Il était une fois une charmante petite avenue, comme il en existe plein dans nos belles villes de France, avec ses arbres, ses bancs, ses boutiques, ses places de parking payantes et sa ligne de bus. Rien de bien exceptionnel donc. Une avenue comme tant d'autres, où qu'il faisait bon vivre, et rouler.

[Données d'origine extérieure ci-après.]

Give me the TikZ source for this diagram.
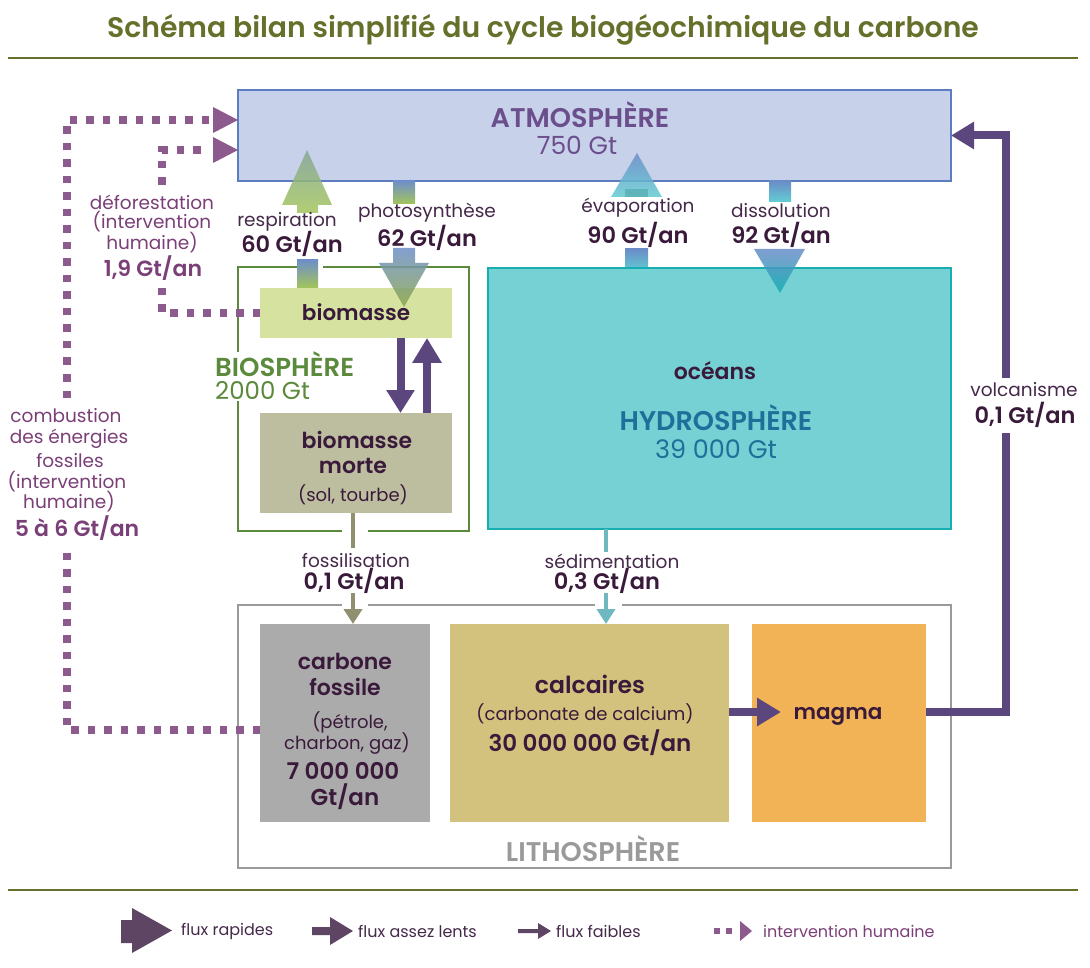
\documentclass[tikz,border=0pt]{standalone}
\usepackage{fontspec}
\setmainfont{Poppins}[BoldFont=Poppins SemiBold]
\usetikzlibrary{arrows.meta}
\newcommand\fsz[1]{\fontsize{#1}{#1}\selectfont}
\definecolor{titlecol}{HTML}{66702B}
\definecolor{atmfill}{HTML}{C8D1EA}
\definecolor{atmborder}{HTML}{5E7DC0}
\definecolor{atmtext}{HTML}{6B4E8C}
\definecolor{labtext}{HTML}{45284A}
\definecolor{valtext}{HTML}{3A1A3A}
\definecolor{biogreen}{HTML}{5B8A3C}
\definecolor{biomfill}{HTML}{D6E3A0}
\definecolor{mortefill}{HTML}{BDBDA0}
\definecolor{oceanfill}{HTML}{76D1D4}
\definecolor{oceanborder}{HTML}{17ADB3}
\definecolor{hydrotext}{HTML}{1E6F99}
\definecolor{lithogray}{HTML}{9A9A9A}
\definecolor{fossfill}{HTML}{ABABAB}
\definecolor{calcfill}{HTML}{D2C27D}
\definecolor{magmafill}{HTML}{F2B356}
\definecolor{fluxcol}{HTML}{5C467E}
\definecolor{humcol}{HTML}{8C5A8C}
\definecolor{humtext}{HTML}{7B3F78}
\definecolor{legcol}{HTML}{5E4563}
\definecolor{respblue}{HTML}{6E8FC8}
\definecolor{respgreen}{HTML}{A3C55A}
\definecolor{evapblue}{HTML}{6A8DC8}
\definecolor{evapteal}{HTML}{62CDD2}
\definecolor{foscol}{HTML}{909070}
\definecolor{sedcol}{HTML}{70B8C0}
\begin{document}
\begin{tikzpicture}[x=1pt,y=-1pt,
  box/.style={anchor=north west, inner sep=0pt, outer sep=0pt},
  lab/.style={text=labtext, font=\fsz{18.5}, inner sep=0pt},
  val/.style={text=valtext, font=\fsz{22.5}\bfseries, inner sep=0pt},
  boxtxt/.style={text=valtext, font=\fsz{22}\bfseries, inner sep=0pt},
  small/.style={text=valtext, font=\fsz{18}, inner sep=0pt},
  hlab/.style={text=humtext, font=\fsz{18.5}, inner sep=0pt},
  hval/.style={text=humtext, font=\fsz{22}\bfseries, inner sep=0pt},
  legtxt/.style={text=labtext, font=\fsz{16}, inner sep=0pt, anchor=west},
  flux/.style={draw=fluxcol, line width=8pt, -{Triangle[length=24pt,width=27pt]}},
  hum/.style={draw=humcol, line width=7.5pt, dash pattern=on 7.5pt off 9pt},
  fos/.style={draw=foscol, line width=4pt},
  sed/.style={draw=sedcol, line width=4pt},
]
\useasboundingbox (0,0) rectangle (1090,968);
\fill[white] (0,0) rectangle (1090,968);

% title
\node[text=titlecol, font=\fsz{28.3}\bfseries, inner sep=0pt] (title) at (543,30) {Schéma bilan simplifié du cycle biogéochimique du carbone};
\draw[titlecol, line width=2pt] (8,58) -- (1078,58);
\draw[titlecol, line width=2pt] (8,890) -- (1078,890);

% atmosphere
\node[box, minimum width=713pt, minimum height=91pt, fill=atmfill, draw=atmborder, line width=2.5pt] (atm) at (238,90) {};
\node[text=atmtext, font=\fsz{27}\bfseries, inner sep=0pt] (atmT) at (580,115) {ATMOSPHÈRE};
\node[text=atmtext, font=\fsz{25}, inner sep=0pt] (atmV) at (577,145) {750 Gt};

% biosphere
\node[box, minimum width=231pt, minimum height=264pt, draw=biogreen, line width=2.5pt] (bio) at (238,267) {};
\fill[white] (297,264) rectangle (323,270);
\fill[white] (342,528) rectangle (368,534);
\fill[white] (234,352) rectangle (242,401);
\node[box, minimum width=192pt, minimum height=50pt, fill=biomfill, text=valtext, font=\fsz{21.5}\bfseries] (biom) at (260,288) {\raisebox{1pt}{biomasse}};
\node[text=biogreen, font=\fsz{26}\bfseries, inner sep=0pt, anchor=west] (bioT) at (215,364) {BIOSPHÈRE};
\node[text=biogreen, font=\fsz{24.5}, inner sep=0pt, anchor=west] (bioV) at (215,391) {2000 Gt};
\node[box, minimum width=192pt, minimum height=100pt, fill=mortefill] (morte) at (260,413) {};
\node[boxtxt] (morte1) at (357,440) {biomasse};
\node[boxtxt] (morte2) at (353,466) {morte};
\node[small] (morte3) at (353,495) {(sol, tourbe)};

% oceans
\node[box, minimum width=463pt, minimum height=261pt, fill=oceanfill, draw=oceanborder, line width=2.5pt] (ocean) at (488,268) {};
\node[boxtxt] (oceT) at (715,371) {océans};
\node[text=hydrotext, font=\fsz{27}\bfseries, inner sep=0pt] (hydT) at (716,418) {HYDROSPHÈRE};
\node[text=hydrotext, font=\fsz{25.5}, inner sep=0pt] (hydV) at (716,449) {39 000 Gt};

% lithosphere
\node[box, minimum width=713pt, minimum height=263pt, draw=lithogray, line width=2.5pt] (litho) at (238,605) {};
\fill[white] (342,602) rectangle (368,609);
\fill[white] (595,602) rectangle (622,609);
\node[text=lithogray, font=\fsz{27}\bfseries, inner sep=0pt] (lithoT) at (593,849) {LITHOSPHÈRE};
\node[box, minimum width=170pt, minimum height=198pt, fill=fossfill] (foss) at (260,624) {};
\node[boxtxt] (foss1) at (345,661) {carbone};
\node[boxtxt] (foss2) at (345,687) {fossile};
\node[small] (foss3) at (350,722) {(pétrole,};
\node[small] (foss4) at (347,744) {charbon, gaz)};
\node[boxtxt, font=\fsz{23}\bfseries] (foss5) at (343,771) {7 000 000};
\node[boxtxt, font=\fsz{23}\bfseries] (foss6) at (345,797) {Gt/an};
\node[box, minimum width=279pt, minimum height=198pt, fill=calcfill] (calc) at (450,624) {};
\node[boxtxt, font=\fsz{23.5}\bfseries] (calc1) at (590,684) {calcaires};
\node[small] (calc2) at (585,714) {(carbonate de calcium)};
\node[boxtxt, font=\fsz{23}\bfseries] (calc3) at (590,743) {30 000 000 Gt/an};
\node[box, minimum width=174pt, minimum height=198pt, fill=magmafill] (magma) at (752,624) {};
\node[boxtxt, font=\fsz{21.5}\bfseries] (magmaT) at (838,716) {magma};

% gradient flux arrows
\shade[top color=respblue!55!respgreen, bottom color=respgreen, opacity=0.85] (297,213) -- (297,205) -- (282,205) -- (307,150) -- (332,205) -- (318,205) -- (318,213) -- cycle;
\shade[top color=respblue, bottom color=respgreen] (297,260) rectangle (318,288);
\shade[top color=respblue, bottom color=respgreen] (393,181) rectangle (415,204);
\shade[top color=respblue, bottom color=respgreen!85!black, opacity=0.85] (393,248) -- (415,248) -- (415,263) -- (429,263) -- (404,307) -- (379,263) -- (393,263) -- cycle;
\shade[top color=evapblue, bottom color=evapteal, opacity=0.85] (611,197) -- (637,153) -- (662,197) -- cycle;
\fill[evapteal!80!black, opacity=0.6] (625,189) rectangle (648,197);
\shade[top color=evapblue, bottom color=evapteal!80!evapblue] (625,249) rectangle (648,267);
\shade[top color=evapblue, bottom color=evapteal] (769,181) rectangle (791,202);
\shade[top color=evapblue, bottom color=oceanborder, opacity=0.85] (754,249) -- (805,249) -- (780,293) -- cycle;

\node[lab] (respL) at (287,222) {respiration};
\node[val] (respV) at (292,244) {60 Gt/an};
\node[lab] (photL) at (427,213) {photosynthèse};
\node[val] (photV) at (427,238) {62 Gt/an};
\node[lab] (evapL) at (638,208) {évaporation};
\node[val] (evapV) at (638,235) {90 Gt/an};
\node[lab] (dissL) at (781,211) {dissolution};
\node[val] (dissV) at (781,235) {92 Gt/an};

% biomasse <-> biomasse morte
\draw[flux, -{Triangle[length=23pt,width=27pt]}] ([xshift=44.5pt]biom.south) -- ([xshift=44.5pt]morte.north);
\draw[flux, -{Triangle[length=25pt,width=28pt]}] ([xshift=71pt]morte.north) -- ([xshift=71pt]biom.south);

% fossilisation / sedimentation
\draw[fos] ([xshift=-3pt]morte.south) -- (353,548);
\draw[fos, -{Triangle[length=15pt,width=18pt]}] (353,593) -- ([xshift=8pt]foss.north);
\node[lab] (fosL) at (356,561) {fossilisation};
\node[val] (fosV) at (354,581) {0,1 Gt/an};
\draw[sed] ([xshift=-113.5pt]ocean.south) -- (606,552);
\draw[sed, -{Triangle[length=15pt,width=18pt]}] (606,593) -- ([xshift=16.5pt]calc.north);
\node[lab] (sedL) at (612,561) {sédimentation};
\node[val] (sedV) at (607,581) {0,3 Gt/an};

% calcaires -> magma -> atmosphere
\draw[flux, -{Triangle[length=24pt,width=27pt]}] ([yshift=11pt]calc.east) -- ([xshift=29pt,yshift=11pt]magma.west);
\coordinate (vc) at (1006,712);
\draw[flux, -{Triangle[length=23pt,width=26pt]}] ([yshift=11pt]magma.east) -- (vc) |- (atm.east);
\fill[white] (998,378) rectangle (1014,433);
\node[lab] (volL) at (1024,390) {volcanisme};
\node[val] (volV) at (1025,415) {0,1 Gt/an};

% human interventions
\coordinate (h1) at (67,730);
\coordinate (h2) at (67,120);
\draw[hum] ([yshift=-7pt]foss.west) -- (h1) -- (67,548);
\draw[hum] (67,398) -- (h2) -- (209,120);
\fill[humcol] (213,107) -- ([yshift=15.5pt]atm.west) -- (213,133) -- cycle;
\coordinate (d1) at (162,313);
\coordinate (d2) at (162,150);
\draw[hum] (biom.west) -- (d1) -- (162,283);
\draw[hum] (162,185) -- (d2) -- (209,150);
\fill[humcol] (213,137) -- ([yshift=-14.5pt]atm.west) -- (213,163) -- cycle;

\node[hlab] (defL1) at (152,202) {déforestation};
\node[hlab] (defL2) at (152,222) {(intervention};
\node[hlab] (defL3) at (152,243) {humaine)};
\node[hval] (defV) at (153,268) {1,9 Gt/an};
\node[hlab] (comL1) at (66,416) {combustion};
\node[hlab] (comL2) at (69,439) {des énergies};
\node[hlab] (comL3) at (70,461) {fossiles};
\node[hlab] (comL4) at (67,482) {(intervention};
\node[hlab] (comL5) at (69,502) {humaine)};
\node[hval] (comV) at (77,528) {5 à 6 Gt/an};

% legend
\fill[legcol] (121,920) -- (132,920) -- (132,908) -- (172,930.5) -- (132,953) -- (132,943) -- (121,943) -- cycle;
\node[legtxt] (leg1) at (181,931) {flux rapides};
\fill[legcol] (312,927) -- (330,927) -- (330,917) -- (353,931) -- (330,945) -- (330,935) -- (312,935) -- cycle;
\node[legtxt] (leg2) at (358,931) {flux assez lents};
\fill[legcol] (518,929) -- (538,929) -- (538,923) -- (551,931) -- (538,939) -- (538,933) -- (518,933) -- cycle;
\node[legtxt] (leg3) at (556,931) {flux faibles};
\fill[humcol] (714,928) rectangle (720,934);
\fill[humcol] (726,928) rectangle (732,934);
\fill[humcol] (740,921) -- (752,931) -- (740,941) -- cycle;
\node[legtxt, text=humtext] (leg4) at (763,931) {intervention humaine};
\end{tikzpicture}
\end{document}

Et puis est arrivé un jour un monsieur avec un gros pôt de peinture qui décida qu'il fallait céder aux sirènes de la mode et améliorer les transports en commun sur ces quelques centaines de mètres de bitume trop tranquilles. Et il peignit alors un joli couloir de bus. Oui, vous avez bien lu, un seul. Apparemment les bus ont besoin d'être aidés plus dans un sens que dans l'autre. Ou alors c'est qu'il n'y a peut-être pas suffisamment de place pour en mettre deux.

D'ailleurs, en y regardant bien, est-ce qu'il y avait la place pour un ? Parlons chiffres. La jolie petite avenue mesure 20m de large (vous l'aurez aisément deviné, il ne s'agit pas des Champs Elysées). Les trottoirs y sont assez larges, enlevons 4 bons mètres de chaque côté. Il nous reste 12m. Ajoutons un côté autorisé au stationnement, qui enlève en gros 2m. Il nous reste donc 10m. Ces 10m sont donc supposés permettre à deux voitures et un bus de rouler de concert voire, dans le pire des cas, à deux bus et une voiture. Sachant qu'un couloir de bus prend plus de place qu'un couloir "normal" de circulation, pensez-vous vraiment que deux voitures peuvent se croiser lorsqu'un bus passe, ou s'arrête à un arrêt ? Au delà de la théorie et des calculs, la pratique montre que non. Même deux Renault Twingo préfèreront s'arrêter, je ne parle même pas du cas de deux Mercedes. D'ailleurs comble de l'absurde, le bus lui-même déborde de son couloir s'il ne veut pas froler de trop près le trottoir avec ses pneus. Inutile de préciser que lorsque le bus n'est pas là, les voitures sont obligées de mordre le couloir lorsqu'elles se croisent.

Cette petite avenue si tranquille est donc devenue une moins belle avenue moins tranquille où les voitures passent leur temps à zigzaguer et à se serrer pour se croiser. Mais le petit homme au pôt de peinture est content, il a amélioré les transports en commun dans son petit coin du monde, il a fait un couloir de bus.

Sans doute un technocrate quelconque avait-il un surplus de peinture blanche à écouler pour finir le budget de l'année... Pauvre petite avenue, victime innocente de l'absurdité bureaucratique et des jusqu'au boutistes.